Shorten told Parliament the law would not compel religious clerics to officiate at same-sex marriages. He called on Abbott to allow lawmakers in his ruling Liberal Party a free vote, rather than require them to back the party's line in opposing marriage equality.
"Our laws should be a mirror reflecting our great and generous country and our free, inclusive society," Shorten said on introducing the bill.
Shorten's deputy Tanya Plebersek seconded the bill, after no government lawmaker took up the offer to perform that official function as a gesture of bipartisanship support.
Abbott said his government was focused on Australia's economic and national security rather than marriage law reform.
"Let's see where the community debate goes. ... There's a range of views on both sides of the issue," Abbott told reporters shortly before Shorten introduced his legislation.
There is no timetable set for a vote, but Labor hopes it will happen this year.

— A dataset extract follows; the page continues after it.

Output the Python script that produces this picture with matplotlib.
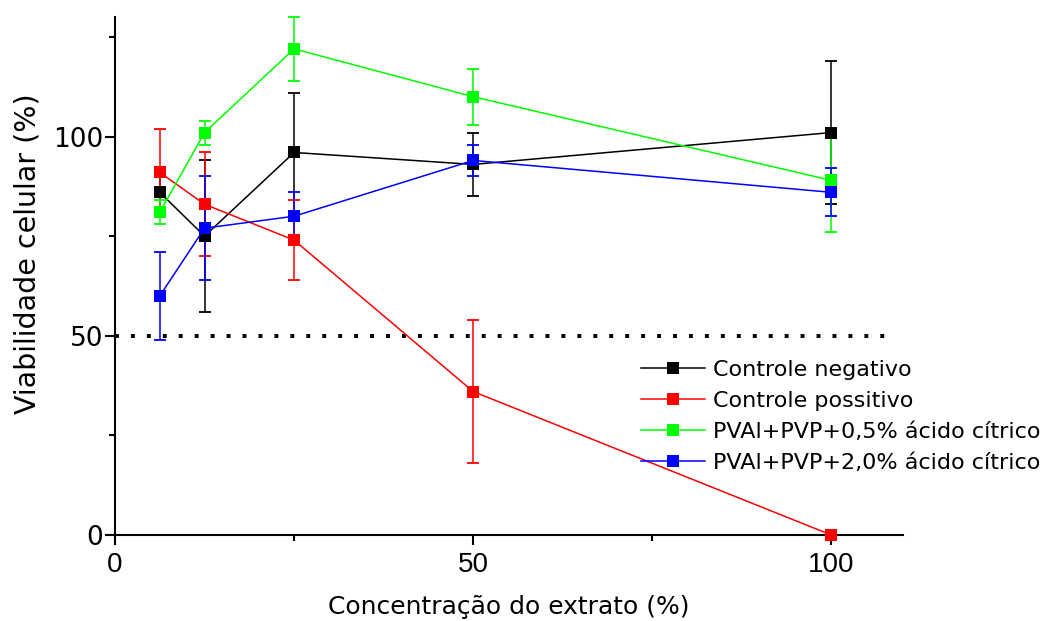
import matplotlib
matplotlib.use("Agg")
import matplotlib.pyplot as plt
from matplotlib.ticker import FixedLocator

plt.rcParams['font.family'] = ['DejaVu Sans']

# Extract concentration (%)
conc = [6.25, 12.5, 25, 50, 100]

# Cell viability (%) and standard deviations
neg_mean = [86, 75, 96, 93, 101]
neg_err = [5, 19, 15, 8, 18]

pos_mean = [91, 83, 74, 36, 0]
pos_err = [11, 13, 10, 18, 0]

pva05_mean = [81, 101, 122, 110, 89]
pva05_err = [3, 3, 8, 7, 13]

pva20_mean = [60, 77, 80, 94, 86]
pva20_err = [11, 13, 6, 4, 6]

labels = ["Controle negativo", "Controle possitivo",
          "PVAl+PVP+0,5% ácido cítrico", "PVAl+PVP+2,0% ácido cítrico"]
colors = ["#000000", "#ff0000", "#00ff00", "#0000ff"]

threshold = 50

fig = plt.figure(figsize=(10.54, 6.21), dpi=100)
ax = fig.add_axes([115 / 1054, 1 - 535 / 621, (903 - 115) / 1054, (535 - 17) / 621])

series = [(neg_mean, neg_err), (pos_mean, pos_err),
          (pva05_mean, pva05_err), (pva20_mean, pva20_err)]
for (m, e), lab, c in zip(series, labels, colors):
    ax.errorbar(conc, m, yerr=e, fmt='none', ecolor=c, elinewidth=1.1,
                capsize=4.4, capthick=1.3, clip_on=False, zorder=3)
    ax.plot(conc, m, color=c, lw=1.1, marker='s', markersize=9,
            markeredgewidth=0, label=lab, clip_on=False, zorder=4)

# Cytotoxicity threshold
ax.plot([0, 108.5], [threshold, threshold], color='black', lw=2.8,
        linestyle=(0, (1, 3.1)), dash_capstyle='butt', zorder=2)

ax.set_xlim(0, 110)
ax.set_ylim(0, 130)
ax.xaxis.set_major_locator(FixedLocator([0, 50, 100]))
ax.xaxis.set_minor_locator(FixedLocator([25, 75]))
ax.yaxis.set_major_locator(FixedLocator([0, 50, 100]))
ax.yaxis.set_minor_locator(FixedLocator([25, 75, 125]))

for s in ['top', 'right']:
    ax.spines[s].set_visible(False)
for s in ['left', 'bottom']:
    ax.spines[s].set_linewidth(1.5)

ax.tick_params(which='major', direction='out', length=7.5, width=1.5)
ax.tick_params(which='minor', direction='out', length=4.5, width=1.5)
ax.tick_params(axis='y', which='major', labelsize=19, pad=1)
ax.tick_params(axis='x', which='major', labelsize=19, pad=5)
for t in ax.get_xticklabels():
    t.set_fontfamily('Liberation Sans')
    t.set_fontsize(20)

ax.set_xlabel("Concentração do extrato (%)", fontsize=18, labelpad=12)
fig.text(28 / 1054, 1 - 254 / 621, "Viabilidade celular (%)", fontsize=20.5,
         rotation=90, ha='center', va='center')

leg = ax.legend(loc='upper left', bbox_to_anchor=(641 / 1054, 1 - 360 / 621),
                bbox_transform=fig.transFigure, frameon=False, fontsize=16,
                handlelength=2.9, handletextpad=0.32, labelspacing=0.49,
                borderaxespad=0, borderpad=0)

fig.savefig("out.png", dpi=100)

Labor Senate leader Penny Wong, who is in a lesbian relationship, said that the recent referendum in which 62 percent of Irish voters called for their constitution to be changed to allow same-sex marriage was an important trigger for a similar debate in Australia.
Opinion polls show that most Australians support same-sex marriage. Gay rights advocates say Australia is now the only English-speaking developed country to ban same-sex marriage after the Irish vote.
In 2004, the Parliament changed the Marriage Act with the unanimous support of the ruling conservative coalition and Labor to make it clear that only a man and a woman could marry.
But Labor has since changed its stance.
A draft law to allow same-sex marriage proposed by a junior Labor lawmaker in 2012 while Labor was in government was soundly rejected by the House of Representatives, 98 votes to 42.
Abbott was then opposition leader and the then Prime Minister Julia Gillard was gay marriage opponent.
Labor lawmakers were allowed to vote according to their consciences, while Liberal lawmakers were required to oppose marriage equality.
Abbott says the party has yet to decide whether his party's lawmakers would he allowed a free vote when the issue next comes up in Parliament.
Analysts say that since Abbott's authority was weakened by a leadership challenge from within his party in February, he may be unlikely to anger marriage equality advocates within government ranks by denying them a free vote.
Even with all lawmakers allowed a free vote, gay rights advocates say the result would be close.